Influence of nanoscale defects on the improvement of photocatalytic activity of Ag/ZnO

Abstract

This study presents the advances in the field of ZnO/Ag catalysts from the synthesis of hierarchical ZnO nanowires (NWs) decorated with Ag nanoparticles, prepared by a facile solvothermal method at 120°C. It evaluates the photocatalytic efficiency from studying the time reaction of Ag/Zn concentration ratio and the presence of cetyltrimethylammonium bromide (CTAB) as an organic dispersant. X-ray diffraction, scanning electron microscopy, and analytical/high-resolution transmission electron microscopy results confirmed the presence of homogeneous cylindrical ZnO nanowires and quasi-spherical Ag crystals.
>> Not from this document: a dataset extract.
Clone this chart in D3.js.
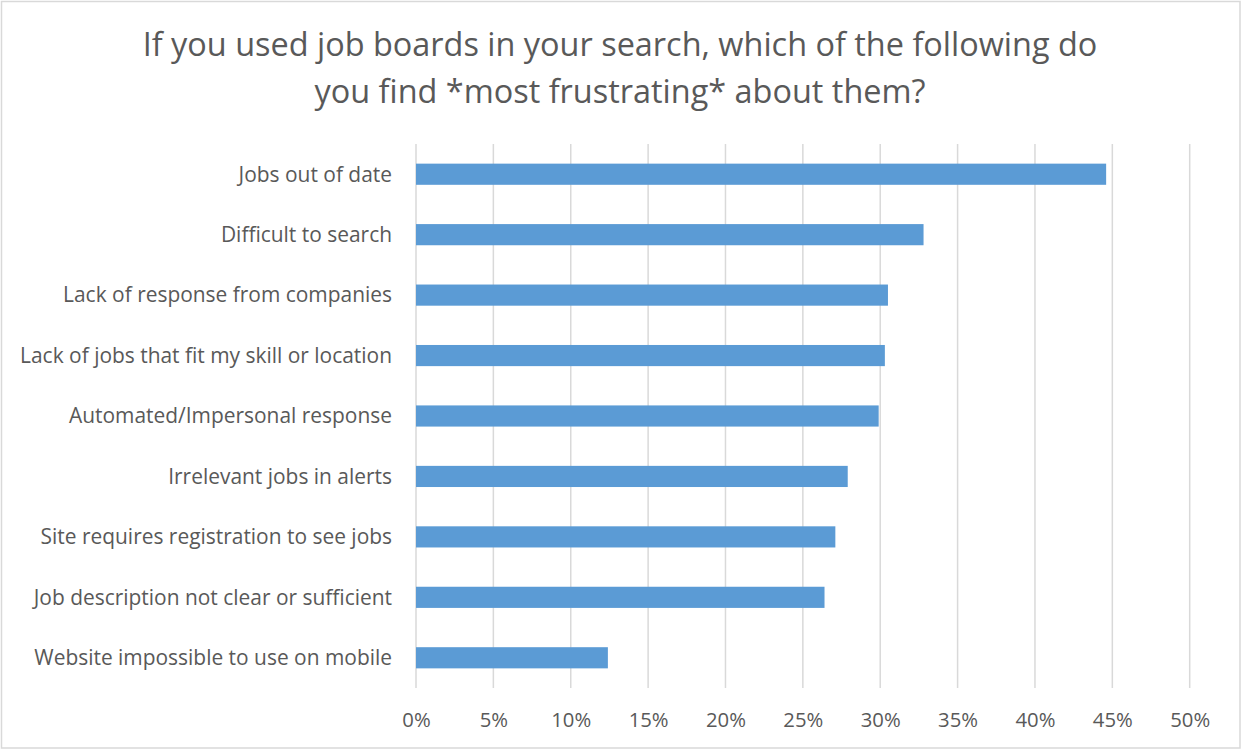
<!DOCTYPE html>
<html>
<head>
<meta charset="utf-8">
<script src="https://cdn.jsdelivr.net/npm/d3@7"></script>
<style>
  html, body { margin: 0; padding: 0; background: #fff; }
  svg { display: block; }
  text { font-family: "Open Sans", "Noto Sans", sans-serif; fill: #595959; }
</style>
</head>
<body>
<svg id="chart" width="1242" height="750"></svg>
<script>
// Survey responses: share of respondents (percent) per frustration
const categories = [
  "Jobs out of date",
  "Difficult to search",
  "Lack of response from companies",
  "Lack of jobs that fit my skill or location",
  "Automated/Impersonal response",
  "Irrelevant jobs in alerts",
  "Site requires registration to see jobs",
  "Job description not clear or sufficient",
  "Website impossible to use on mobile"
];
const values = [44.6, 32.8, 30.5, 30.3, 29.9, 27.9, 27.1, 26.4, 12.4];
const tickValues = [0, 5, 10, 15, 20, 25, 30, 35, 40, 45, 50];
const titleLines = [
  "If you used job boards in your search, which of the following do",
  "you find *most frustrating* about them?"
];

const W = 1242, H = 750;
const plot = { left: 416, right: 1189.7, top: 144, bottom: 688 };

const svg = d3.select("#chart");

svg.append("rect")
  .attr("x", 0).attr("y", 0).attr("width", W).attr("height", H)
  .attr("fill", "#fff");

// outer chart frame
svg.append("rect")
  .attr("x", 1.5).attr("y", 1.5)
  .attr("width", W - 3.5).attr("height", H - 3.5)
  .attr("fill", "none")
  .attr("stroke", "#d9d9d9")
  .attr("stroke-width", 1.5);

const x = d3.scaleLinear().domain([0, 50]).range([plot.left, plot.right]);
const y = d3.scaleBand()
  .domain(categories)
  .range([plot.top, plot.bottom])
  .paddingInner(0.65)
  .paddingOuter(0.325);

// scale a text element's font size so its rendered width hits a target
function fitWidth(sel, target) {
  sel.each(function () {
    const base = parseFloat(this.getAttribute("font-size"));
    const w = this.getComputedTextLength();
    if (w > 0) this.setAttribute("font-size", (base * target / w).toFixed(2));
  });
}

// title
const title = svg.append("g");
const t1 = title.append("text")
  .attr("x", 620).attr("y", 56)
  .attr("text-anchor", "middle")
  .attr("font-size", 28)
  .text(titleLines[0]);
fitWidth(t1, 955);
const titleSize = +t1.attr("font-size");
title.append("text")
  .attr("x", 620).attr("y", 103)
  .attr("text-anchor", "middle")
  .attr("font-size", titleSize)
  .text(titleLines[1]);

// vertical gridlines
svg.append("g")
  .selectAll("line")
  .data(tickValues)
  .join("line")
  .attr("x1", d => x(d)).attr("x2", d => x(d))
  .attr("y1", plot.top).attr("y2", plot.bottom)
  .attr("stroke", "#d9d9d9")
  .attr("stroke-width", 1.5);

// bars
svg.append("g")
  .selectAll("rect")
  .data(categories)
  .join("rect")
  .attr("x", x(0))
  .attr("y", d => y(d))
  .attr("width", (d, i) => x(values[i]) - x(0))
  .attr("height", y.bandwidth())
  .attr("fill", "#5b9bd5");

// x axis labels
const xAxis = svg.append("g")
  .attr("transform", `translate(0,${plot.bottom})`)
  .call(d3.axisBottom(x).tickValues(tickValues).tickFormat(d => d + "%").tickSize(0).tickPadding(0));
xAxis.select(".domain").remove();
xAxis.selectAll("text")
  .attr("y", 39)
  .attr("dy", null)
  .attr("font-size", 20)
  .attr("font-family", null)
  .style("fill", "#595959");
fitWidth(xAxis.selectAll("text").filter(d => d === 50), 40);
const tickSize = +xAxis.selectAll("text").filter(d => d === 50).attr("font-size");
xAxis.selectAll("text").attr("font-size", tickSize);
xAxis.attr("font-size", null).attr("font-family", null);

// category labels
const yAxis = svg.append("g")
  .attr("transform", `translate(392,0)`)
  .call(d3.axisLeft(y).tickSize(0).tickPadding(0));
yAxis.select(".domain").remove();
yAxis.attr("font-size", null).attr("font-family", null);
yAxis.selectAll("text")
  .attr("x", 0)
  .attr("dy", "0.35em")
  .attr("font-size", 20)
  .style("fill", "#595959");
fitWidth(yAxis.selectAll("text").filter(d => d === categories[3]), 372);
const catSize = +yAxis.selectAll("text").filter(d => d === categories[3]).attr("font-size");
yAxis.selectAll("text").attr("font-size", catSize);
</script>
</body>
</html>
ZnO NWs exhibited hexagonal wurtzite structure and cubic FCC symmetry in Ag nanoparticles (NPS). Two types of nanostructures, including homogeneous cylindrical ZnO NWs in the absence of Ag and simultaneous presence of ZnO NWs and Ag NPs, formed depending on experimental conditions. The photocatalytic activity was evaluated by studying methylene blue (MB) degradation time under UV light excitation. Diffuse reflectance UV–Vis spectrophotometry (UV–Vis DRS) allowed identifying the ZnO absorption band at ~393 nm. Crystal size varied depending on the reaction time and the addition of CTAB. Synthesis time increased bandgap values, getting better photocatalytic performance in samples synthesized in intermediate times (6 h), higher Ag+/Zn2+ molar ratio (0.2/1.0), and CTAB. According to HRTEM observations, the presence of silver nanocrystals with high content of defects (twinning, stacking faults) could play an essential role in the photocatalytic response. In this context, the specific synthesis conditions of Ag/ZnO might be more appropriate for their use in organic dyes degradation in water and the potential use in protective treatments against materials biodeterioration processes.